Della vicenda che i giornali raccontano in questi giorni mostrando raccapriccio c’è da dire alcune cose.

Primo: l’indagine della guardia di finanza stimolata dall’associazione dei consumatori è stata fatta per la truffa della vendita per tremilacinquecento euro di un modesto elettrodomestico che ne valeva meno di trecento. Quindi, la scoperta del lager dei venditori non è stata che una conseguenza indiretta della indagine. Forse, se non ci fosse stata la truffa, non ne avremmo mai saputo niente come niente si sa di quanto succede in tutti i call center d’Italia.

Secondo: l’assenza di sindacati. Come nel caso di Rosarno anche qui il sindacato è assente. Lo so bene quando sia difficile sindacalizzare persone terrorizzate dal timore di non avere o perdere il posto. Ma, credo, a Incisa Valdarno tutti sapevano che cosa succedeva nel call center. Anche alla Camera del Lavoro. La Cgil avrebbe dovuto assumere una iniziativa. Segnalare all’ispettorato del lavoro o alla procura della Repubblica quello che succedeva.

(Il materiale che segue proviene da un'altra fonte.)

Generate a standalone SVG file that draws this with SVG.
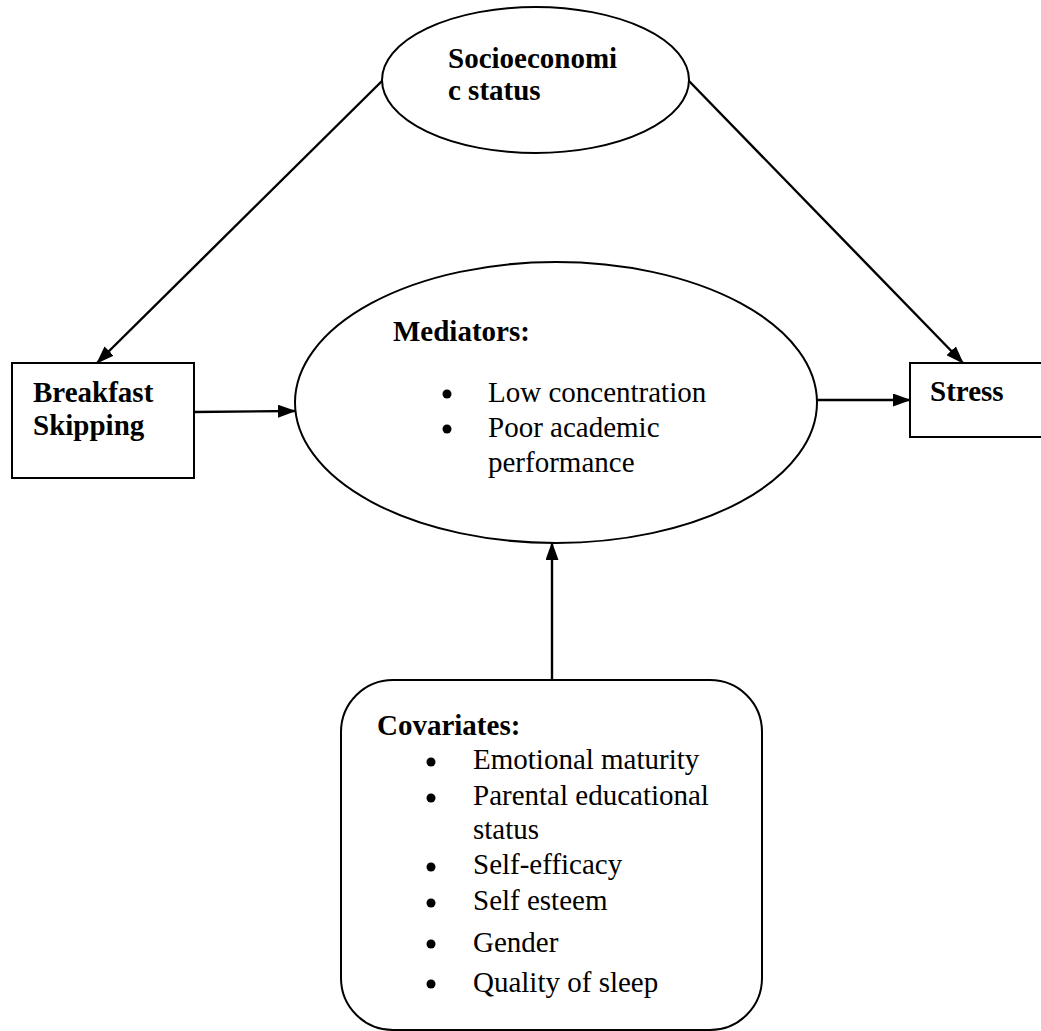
<svg xmlns="http://www.w3.org/2000/svg" width="1041" height="1031" viewBox="0 0 1041 1031">
<style>
.shape{fill:#fff;stroke:#000;stroke-width:2}
.b{font-family:"Liberation Serif","Times New Roman",serif;font-size:29px;font-weight:bold;fill:#000}
.r{font-family:"Liberation Serif","Times New Roman",serif;font-size:29px;fill:#000}
.conn{stroke:#000;stroke-width:2.4;fill:none;marker-end:url(#ah)}
</style>
<defs>
<marker id="ah" viewBox="0 0 18 13" refX="17" refY="6.5" markerWidth="18" markerHeight="13" markerUnits="userSpaceOnUse" orient="auto">
<path d="M0,0 L18,6.5 L0,13 z" fill="#000"/>
</marker>
</defs>
<rect width="1041" height="1031" fill="#fff"/>
<g id="connectors">
<line class="conn" x1="382" y1="81" x2="97" y2="363"/>
<line class="conn" x1="689" y1="81" x2="963" y2="363"/>
<line class="conn" x1="194" y1="412" x2="295" y2="411"/>
<line class="conn" x1="817" y1="400" x2="910" y2="400"/>
<line class="conn" x1="552" y1="680" x2="552" y2="543"/>
</g>
<g id="ses">
<ellipse class="shape" cx="535.5" cy="80" rx="153.5" ry="73"/>
<text class="b" x="448" y="68">Socioeconomi</text>
<text class="b" x="448" y="100">c status</text>
</g>
<g id="breakfast">
<rect class="shape" x="12" y="363" width="182" height="115"/>
<text class="b" x="33" y="402">Breakfast</text>
<text class="b" x="33" y="435">Skipping</text>
</g>
<g id="stress">
<rect class="shape" x="910" y="363" width="140" height="74"/>
<text class="b" x="930" y="401">Stress</text>
</g>
<g id="mediators">
<ellipse class="shape" cx="556" cy="402.5" rx="261" ry="140.5"/>
<text class="b" x="393" y="341">Mediators:</text>
<circle cx="447" cy="394" r="4.5"/>
<circle cx="447" cy="429" r="4.5"/>
<text class="r" x="488" y="402">Low concentration</text>
<text class="r" x="488" y="437">Poor academic</text>
<text class="r" x="488" y="472">performance</text>
</g>
<g id="covariates">
<rect class="shape" x="341" y="680" width="421" height="350" rx="52" ry="52"/>
<text class="b" x="377" y="735">Covariates:</text>
<circle cx="431" cy="762" r="4.5"/>
<circle cx="431" cy="798" r="4.5"/>
<circle cx="431" cy="867" r="4.5"/>
<circle cx="431" cy="903" r="4.5"/>
<circle cx="431" cy="944" r="4.5"/>
<circle cx="431" cy="984" r="4.5"/>
<text class="r" x="473" y="769">Emotional maturity</text>
<text class="r" x="473" y="805">Parental educational</text>
<text class="r" x="473" y="839">status</text>
<text class="r" x="473" y="874">Self-efficacy</text>
<text class="r" x="473" y="910">Self esteem</text>
<text class="r" x="473" y="952">Gender</text>
<text class="r" x="473" y="992">Quality of sleep</text>
</g>
</svg>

L’indagine della guardia di finanza è durata tre anni. Mi domando perché ci sia voluto tanto tempo per assumere coscienza della realtà del call center e dei suoi infelici abitanti. Perché non sono stati verificati subito i maltrattamenti?

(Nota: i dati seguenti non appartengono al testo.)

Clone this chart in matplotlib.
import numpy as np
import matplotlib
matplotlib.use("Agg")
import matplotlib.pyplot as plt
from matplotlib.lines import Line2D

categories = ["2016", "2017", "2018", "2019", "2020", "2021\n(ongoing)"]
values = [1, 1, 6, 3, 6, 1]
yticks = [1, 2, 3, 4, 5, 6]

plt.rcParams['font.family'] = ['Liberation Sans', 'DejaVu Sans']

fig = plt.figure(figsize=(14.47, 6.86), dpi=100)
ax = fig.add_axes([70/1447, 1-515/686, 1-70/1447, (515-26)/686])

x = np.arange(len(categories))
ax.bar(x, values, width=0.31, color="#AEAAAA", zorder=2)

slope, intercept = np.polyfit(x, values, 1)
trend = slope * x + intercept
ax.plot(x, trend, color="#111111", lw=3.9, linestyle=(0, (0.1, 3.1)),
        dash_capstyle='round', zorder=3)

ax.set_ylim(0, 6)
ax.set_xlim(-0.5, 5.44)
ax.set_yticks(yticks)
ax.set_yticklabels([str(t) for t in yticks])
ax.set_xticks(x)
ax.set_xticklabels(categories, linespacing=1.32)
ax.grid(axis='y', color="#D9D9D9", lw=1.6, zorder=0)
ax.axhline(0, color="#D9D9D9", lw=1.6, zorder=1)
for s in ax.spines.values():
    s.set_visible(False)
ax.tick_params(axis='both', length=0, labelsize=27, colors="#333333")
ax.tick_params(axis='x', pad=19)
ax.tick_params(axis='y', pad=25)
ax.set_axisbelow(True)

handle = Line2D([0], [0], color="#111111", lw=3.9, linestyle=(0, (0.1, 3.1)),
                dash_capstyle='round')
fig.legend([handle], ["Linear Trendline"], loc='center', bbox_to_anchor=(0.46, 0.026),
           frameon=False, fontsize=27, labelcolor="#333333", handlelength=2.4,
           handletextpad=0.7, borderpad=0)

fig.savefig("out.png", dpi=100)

Probabilmente il prossimo Primo Maggio sarà celebrato ad Incisa Valdarno da Cgil, Cisl, Uil, unite da un patto di degrado del lavoro che presto chiuderà la partita dello Statuto dei diritti dei lavoratori (il più bel pezzo di selvaggina che Sacconi e la Marcegaglia vorranno mettere nel loro carniere). La celebrazione avrà accenti di commozione e i nostri tre eroi, assai compunti, denunceranno la condizione dei lavoratori dei call center.

Naturalmente non chiameranno in causa la legge Biagi. Non ne chiederanno l’abrogazione e non proporranno l’introduzione di un Salario Minimo Garantito per mettere un argine alla violenza padronale. Si limiteranno a una sorta di commemorazione di quelli che furono i diritti che non potranno essere ripristinati.